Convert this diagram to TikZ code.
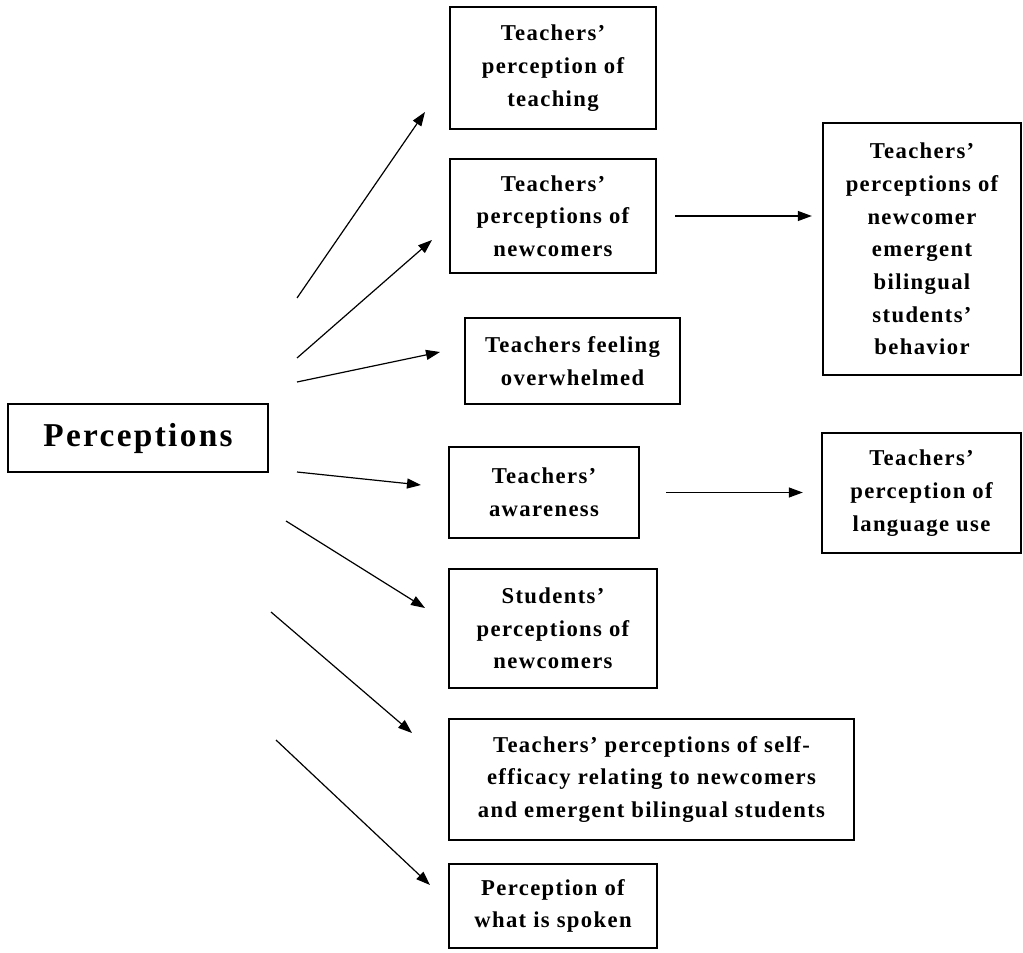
\documentclass[tikz,border=0pt]{standalone}
\usepackage{fontspec}
\setmainfont{Liberation Serif}
\newfontfamily\spacedserif[LetterSpace=6]{Liberation Serif}
\newfontfamily\widerserif[LetterSpace=7]{Liberation Serif}
\usetikzlibrary{arrows.meta}
\begin{document}
\begin{tikzpicture}[x=0.75pt,y=-0.75pt,
  box/.style={draw=black, line width=0.8pt, inner sep=0pt, align=center,
    font=\spacedserif\fontsize{17}{24.5}\selectfont\bfseries},
  arr/.style={-{Triangle[length=10.5pt,width=7.5pt]}, line width=0.9pt}]
\useasboundingbox (0,0) rectangle (1023,952);
% nodes
\node[box, minimum width=195pt, minimum height=51pt, font=\widerserif\fontsize{25}{30}\selectfont\bfseries] (perc) at (138,438) {Perceptions};
\node[box, minimum width=154.5pt, minimum height=91.5pt] (teach) at (553,68) {Teachers’\\perception of\\teaching};
\node[box, minimum width=154.5pt, minimum height=85.5pt] (newc) at (553,216) {Teachers’\\perceptions of\\newcomers};
\node[box, minimum width=148.5pt, minimum height=189pt] (behav) at (922,249) {Teachers’\\perceptions of\\newcomer\\emergent\\bilingual\\students’\\behavior};
\node[box, minimum width=161.25pt, minimum height=64.5pt] (over) at (572.5,361) {Teachers feeling\\overwhelmed};
\node[box, minimum width=142.5pt, minimum height=68.25pt] (aware) at (544,492.5) {Teachers’\\awareness};
\node[box, minimum width=149.25pt, minimum height=90pt] (lang) at (921.5,493) {Teachers’\\perception of\\language use};
\node[box, minimum width=156pt, minimum height=89.25pt] (stud) at (553,628.5) {Students’\\perceptions of\\newcomers};
\node[box, minimum width=303.75pt, minimum height=90.75pt] (self) at (651.5,779.5) {Teachers’ perceptions of self-\\efficacy relating to newcomers\\and emergent bilingual students};
\node[box, minimum width=156pt, minimum height=63pt] (spoken) at (553,906) {Perception of\\what is spoken};
% free ends of the fan of arrows
\coordinate (s1) at (297,298); \coordinate (e1) at (425,112);
\coordinate (s2) at (297,358); \coordinate (e2) at (432,240);
\coordinate (s3) at (297,382); \coordinate (e3) at (440,352);
\coordinate (s4) at (297,472); \coordinate (e4) at (421,485);
\coordinate (s5) at (286,521); \coordinate (e5) at (425,608);
\coordinate (s6) at (271,612); \coordinate (e6) at (412,733);
\coordinate (s7) at (276,740); \coordinate (e7) at (430,885);
\foreach \i in {1,...,7} \draw[arr] (s\i) -- (e\i);
% horizontal arrows
\draw[arr, shorten <=14pt, shorten >=8pt] (newc.east) -- (newc.east -| behav.west);
\draw[arr, shorten <=20pt, shorten >=14pt] (aware.east) -- (aware.east -| lang.west);
\end{tikzpicture}
\end{document}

**Short problem**
Write out the whole listing again, exactly, with no pictures.

**Solved problem**
Convert this diagram to TikZ code.
\documentclass[tikz,border=0pt]{standalone}
\usepackage{fontspec}
\setmainfont{Liberation Serif}
\newfontfamily\spacedserif[LetterSpace=6]{Liberation Serif}
\newfontfamily\widerserif[LetterSpace=7]{Liberation Serif}
\usetikzlibrary{arrows.meta}
\begin{document}
\begin{tikzpicture}[x=0.75pt,y=-0.75pt,
  box/.style={draw=black, line width=0.8pt, inner sep=0pt, align=center,
    font=\spacedserif\fontsize{17}{24.5}\selectfont\bfseries},
  arr/.style={-{Triangle[length=10.5pt,width=7.5pt]}, line width=0.9pt}]
\useasboundingbox (0,0) rectangle (1023,952);
% nodes
\node[box, minimum width=195pt, minimum height=51pt, font=\widerserif\fontsize{25}{30}\selectfont\bfseries] (perc) at (138,438) {Perceptions};
\node[box, minimum width=154.5pt, minimum height=91.5pt] (teach) at (553,68) {Teachers’\\perception of\\teaching};
\node[box, minimum width=154.5pt, minimum height=85.5pt] (newc) at (553,216) {Teachers’\\perceptions of\\newcomers};
\node[box, minimum width=148.5pt, minimum height=189pt] (behav) at (922,249) {Teachers’\\perceptions of\\newcomer\\emergent\\bilingual\\students’\\behavior};
\node[box, minimum width=161.25pt, minimum height=64.5pt] (over) at (572.5,361) {Teachers feeling\\overwhelmed};
\node[box, minimum width=142.5pt, minimum height=68.25pt] (aware) at (544,492.5) {Teachers’\\awareness};
\node[box, minimum width=149.25pt, minimum height=90pt] (lang) at (921.5,493) {Teachers’\\perception of\\language use};
\node[box, minimum width=156pt, minimum height=89.25pt] (stud) at (553,628.5) {Students’\\perceptions of\\newcomers};
\node[box, minimum width=303.75pt, minimum height=90.75pt] (self) at (651.5,779.5) {Teachers’ perceptions of self-\\efficacy relating to newcomers\\and emergent bilingual students};
\node[box, minimum width=156pt, minimum height=63pt] (spoken) at (553,906) {Perception of\\what is spoken};
% free ends of the fan of arrows
\coordinate (s1) at (297,298); \coordinate (e1) at (425,112);
\coordinate (s2) at (297,358); \coordinate (e2) at (432,240);
\coordinate (s3) at (297,382); \coordinate (e3) at (440,352);
\coordinate (s4) at (297,472); \coordinate (e4) at (421,485);
\coordinate (s5) at (286,521); \coordinate (e5) at (425,608);
\coordinate (s6) at (271,612); \coordinate (e6) at (412,733);
\coordinate (s7) at (276,740); \coordinate (e7) at (430,885);
\foreach \i in {1,...,7} \draw[arr] (s\i) -- (e\i);
% horizontal arrows
\draw[arr, shorten <=14pt, shorten >=8pt] (newc.east) -- (newc.east -| behav.west);
\draw[arr, shorten <=20pt, shorten >=14pt] (aware.east) -- (aware.east -| lang.west);
\end{tikzpicture}
\end{document}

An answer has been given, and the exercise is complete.